◆ **Given request**
All of the lines below are to be printed again exactly; images are excluded from the output.
----------------------------------------
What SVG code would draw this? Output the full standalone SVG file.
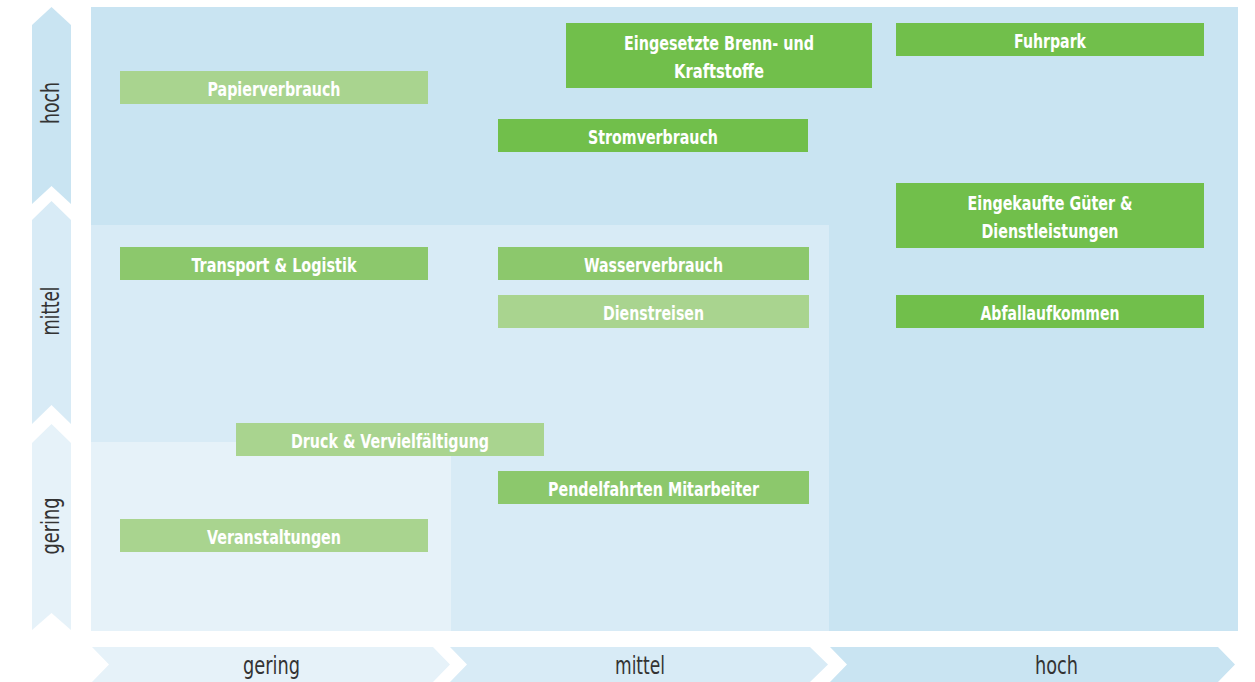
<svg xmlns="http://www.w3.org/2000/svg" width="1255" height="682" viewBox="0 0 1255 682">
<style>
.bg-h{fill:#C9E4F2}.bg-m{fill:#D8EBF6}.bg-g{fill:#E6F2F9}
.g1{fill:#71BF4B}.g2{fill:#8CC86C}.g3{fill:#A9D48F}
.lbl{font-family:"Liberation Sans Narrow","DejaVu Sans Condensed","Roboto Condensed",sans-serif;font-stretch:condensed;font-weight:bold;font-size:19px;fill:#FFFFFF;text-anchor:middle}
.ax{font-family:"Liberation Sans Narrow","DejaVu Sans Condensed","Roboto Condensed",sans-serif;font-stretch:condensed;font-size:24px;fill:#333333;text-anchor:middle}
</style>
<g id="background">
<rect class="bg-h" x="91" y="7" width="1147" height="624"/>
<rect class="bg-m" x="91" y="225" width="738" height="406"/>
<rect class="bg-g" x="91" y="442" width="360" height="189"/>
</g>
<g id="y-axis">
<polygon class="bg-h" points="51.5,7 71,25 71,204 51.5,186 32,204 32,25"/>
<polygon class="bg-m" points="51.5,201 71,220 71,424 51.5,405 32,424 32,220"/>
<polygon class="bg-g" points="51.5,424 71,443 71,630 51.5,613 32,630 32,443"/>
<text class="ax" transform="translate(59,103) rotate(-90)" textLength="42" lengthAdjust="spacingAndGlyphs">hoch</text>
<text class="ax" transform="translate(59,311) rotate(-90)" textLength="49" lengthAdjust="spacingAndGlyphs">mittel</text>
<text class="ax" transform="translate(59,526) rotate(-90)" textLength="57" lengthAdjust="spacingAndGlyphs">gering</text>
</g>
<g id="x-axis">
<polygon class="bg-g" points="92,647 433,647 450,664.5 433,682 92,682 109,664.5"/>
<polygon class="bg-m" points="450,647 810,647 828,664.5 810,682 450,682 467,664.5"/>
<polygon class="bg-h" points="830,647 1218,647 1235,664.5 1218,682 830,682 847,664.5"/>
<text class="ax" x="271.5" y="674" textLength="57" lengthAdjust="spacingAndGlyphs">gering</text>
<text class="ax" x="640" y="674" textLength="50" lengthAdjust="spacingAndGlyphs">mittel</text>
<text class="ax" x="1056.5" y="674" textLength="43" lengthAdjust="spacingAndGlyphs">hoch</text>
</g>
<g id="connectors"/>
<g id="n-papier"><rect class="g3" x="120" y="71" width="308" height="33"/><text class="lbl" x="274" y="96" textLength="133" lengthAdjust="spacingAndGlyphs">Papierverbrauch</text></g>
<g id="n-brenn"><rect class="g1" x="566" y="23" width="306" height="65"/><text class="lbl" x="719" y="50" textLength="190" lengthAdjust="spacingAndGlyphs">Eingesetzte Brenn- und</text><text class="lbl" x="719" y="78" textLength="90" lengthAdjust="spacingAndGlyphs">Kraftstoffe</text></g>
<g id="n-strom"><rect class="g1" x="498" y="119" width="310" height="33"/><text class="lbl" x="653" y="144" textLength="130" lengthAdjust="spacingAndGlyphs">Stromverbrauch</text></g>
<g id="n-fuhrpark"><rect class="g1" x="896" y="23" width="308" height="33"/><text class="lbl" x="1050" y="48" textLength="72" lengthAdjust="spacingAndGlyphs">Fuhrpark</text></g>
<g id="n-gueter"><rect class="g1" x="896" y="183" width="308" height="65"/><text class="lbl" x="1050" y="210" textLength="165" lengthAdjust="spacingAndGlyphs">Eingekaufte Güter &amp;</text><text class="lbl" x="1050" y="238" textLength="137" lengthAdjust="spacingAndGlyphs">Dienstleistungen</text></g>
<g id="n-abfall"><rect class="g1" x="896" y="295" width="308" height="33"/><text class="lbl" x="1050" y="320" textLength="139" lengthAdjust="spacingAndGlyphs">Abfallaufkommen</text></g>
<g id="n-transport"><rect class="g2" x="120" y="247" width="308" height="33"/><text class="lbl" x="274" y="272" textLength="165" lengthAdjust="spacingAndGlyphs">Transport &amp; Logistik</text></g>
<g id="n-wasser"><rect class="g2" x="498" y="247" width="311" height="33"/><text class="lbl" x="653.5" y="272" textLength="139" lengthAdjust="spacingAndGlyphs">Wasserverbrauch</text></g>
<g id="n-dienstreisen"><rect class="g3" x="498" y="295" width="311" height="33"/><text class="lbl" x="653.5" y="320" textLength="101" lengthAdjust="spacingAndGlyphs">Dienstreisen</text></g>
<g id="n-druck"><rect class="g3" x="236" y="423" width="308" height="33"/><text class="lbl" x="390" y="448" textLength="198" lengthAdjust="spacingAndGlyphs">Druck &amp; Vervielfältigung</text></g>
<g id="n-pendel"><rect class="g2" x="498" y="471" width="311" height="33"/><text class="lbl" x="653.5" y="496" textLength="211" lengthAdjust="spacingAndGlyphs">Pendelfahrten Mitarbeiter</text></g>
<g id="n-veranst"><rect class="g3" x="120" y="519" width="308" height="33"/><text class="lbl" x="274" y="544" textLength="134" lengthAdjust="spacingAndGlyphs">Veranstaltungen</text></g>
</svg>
----------------------------------------
◆ **Worked solution**
What SVG code would draw this? Output the full standalone SVG file.
<svg xmlns="http://www.w3.org/2000/svg" width="1255" height="682" viewBox="0 0 1255 682">
<style>
.bg-h{fill:#C9E4F2}.bg-m{fill:#D8EBF6}.bg-g{fill:#E6F2F9}
.g1{fill:#71BF4B}.g2{fill:#8CC86C}.g3{fill:#A9D48F}
.lbl{font-family:"Liberation Sans Narrow","DejaVu Sans Condensed","Roboto Condensed",sans-serif;font-stretch:condensed;font-weight:bold;font-size:19px;fill:#FFFFFF;text-anchor:middle}
.ax{font-family:"Liberation Sans Narrow","DejaVu Sans Condensed","Roboto Condensed",sans-serif;font-stretch:condensed;font-size:24px;fill:#333333;text-anchor:middle}
</style>
<g id="background">
<rect class="bg-h" x="91" y="7" width="1147" height="624"/>
<rect class="bg-m" x="91" y="225" width="738" height="406"/>
<rect class="bg-g" x="91" y="442" width="360" height="189"/>
</g>
<g id="y-axis">
<polygon class="bg-h" points="51.5,7 71,25 71,204 51.5,186 32,204 32,25"/>
<polygon class="bg-m" points="51.5,201 71,220 71,424 51.5,405 32,424 32,220"/>
<polygon class="bg-g" points="51.5,424 71,443 71,630 51.5,613 32,630 32,443"/>
<text class="ax" transform="translate(59,103) rotate(-90)" textLength="42" lengthAdjust="spacingAndGlyphs">hoch</text>
<text class="ax" transform="translate(59,311) rotate(-90)" textLength="49" lengthAdjust="spacingAndGlyphs">mittel</text>
<text class="ax" transform="translate(59,526) rotate(-90)" textLength="57" lengthAdjust="spacingAndGlyphs">gering</text>
</g>
<g id="x-axis">
<polygon class="bg-g" points="92,647 433,647 450,664.5 433,682 92,682 109,664.5"/>
<polygon class="bg-m" points="450,647 810,647 828,664.5 810,682 450,682 467,664.5"/>
<polygon class="bg-h" points="830,647 1218,647 1235,664.5 1218,682 830,682 847,664.5"/>
<text class="ax" x="271.5" y="674" textLength="57" lengthAdjust="spacingAndGlyphs">gering</text>
<text class="ax" x="640" y="674" textLength="50" lengthAdjust="spacingAndGlyphs">mittel</text>
<text class="ax" x="1056.5" y="674" textLength="43" lengthAdjust="spacingAndGlyphs">hoch</text>
</g>
<g id="connectors"/>
<g id="n-papier"><rect class="g3" x="120" y="71" width="308" height="33"/><text class="lbl" x="274" y="96" textLength="133" lengthAdjust="spacingAndGlyphs">Papierverbrauch</text></g>
<g id="n-brenn"><rect class="g1" x="566" y="23" width="306" height="65"/><text class="lbl" x="719" y="50" textLength="190" lengthAdjust="spacingAndGlyphs">Eingesetzte Brenn- und</text><text class="lbl" x="719" y="78" textLength="90" lengthAdjust="spacingAndGlyphs">Kraftstoffe</text></g>
<g id="n-strom"><rect class="g1" x="498" y="119" width="310" height="33"/><text class="lbl" x="653" y="144" textLength="130" lengthAdjust="spacingAndGlyphs">Stromverbrauch</text></g>
<g id="n-fuhrpark"><rect class="g1" x="896" y="23" width="308" height="33"/><text class="lbl" x="1050" y="48" textLength="72" lengthAdjust="spacingAndGlyphs">Fuhrpark</text></g>
<g id="n-gueter"><rect class="g1" x="896" y="183" width="308" height="65"/><text class="lbl" x="1050" y="210" textLength="165" lengthAdjust="spacingAndGlyphs">Eingekaufte Güter &amp;</text><text class="lbl" x="1050" y="238" textLength="137" lengthAdjust="spacingAndGlyphs">Dienstleistungen</text></g>
<g id="n-abfall"><rect class="g1" x="896" y="295" width="308" height="33"/><text class="lbl" x="1050" y="320" textLength="139" lengthAdjust="spacingAndGlyphs">Abfallaufkommen</text></g>
<g id="n-transport"><rect class="g2" x="120" y="247" width="308" height="33"/><text class="lbl" x="274" y="272" textLength="165" lengthAdjust="spacingAndGlyphs">Transport &amp; Logistik</text></g>
<g id="n-wasser"><rect class="g2" x="498" y="247" width="311" height="33"/><text class="lbl" x="653.5" y="272" textLength="139" lengthAdjust="spacingAndGlyphs">Wasserverbrauch</text></g>
<g id="n-dienstreisen"><rect class="g3" x="498" y="295" width="311" height="33"/><text class="lbl" x="653.5" y="320" textLength="101" lengthAdjust="spacingAndGlyphs">Dienstreisen</text></g>
<g id="n-druck"><rect class="g3" x="236" y="423" width="308" height="33"/><text class="lbl" x="390" y="448" textLength="198" lengthAdjust="spacingAndGlyphs">Druck &amp; Vervielfältigung</text></g>
<g id="n-pendel"><rect class="g2" x="498" y="471" width="311" height="33"/><text class="lbl" x="653.5" y="496" textLength="211" lengthAdjust="spacingAndGlyphs">Pendelfahrten Mitarbeiter</text></g>
<g id="n-veranst"><rect class="g3" x="120" y="519" width="308" height="33"/><text class="lbl" x="274" y="544" textLength="134" lengthAdjust="spacingAndGlyphs">Veranstaltungen</text></g>
</svg>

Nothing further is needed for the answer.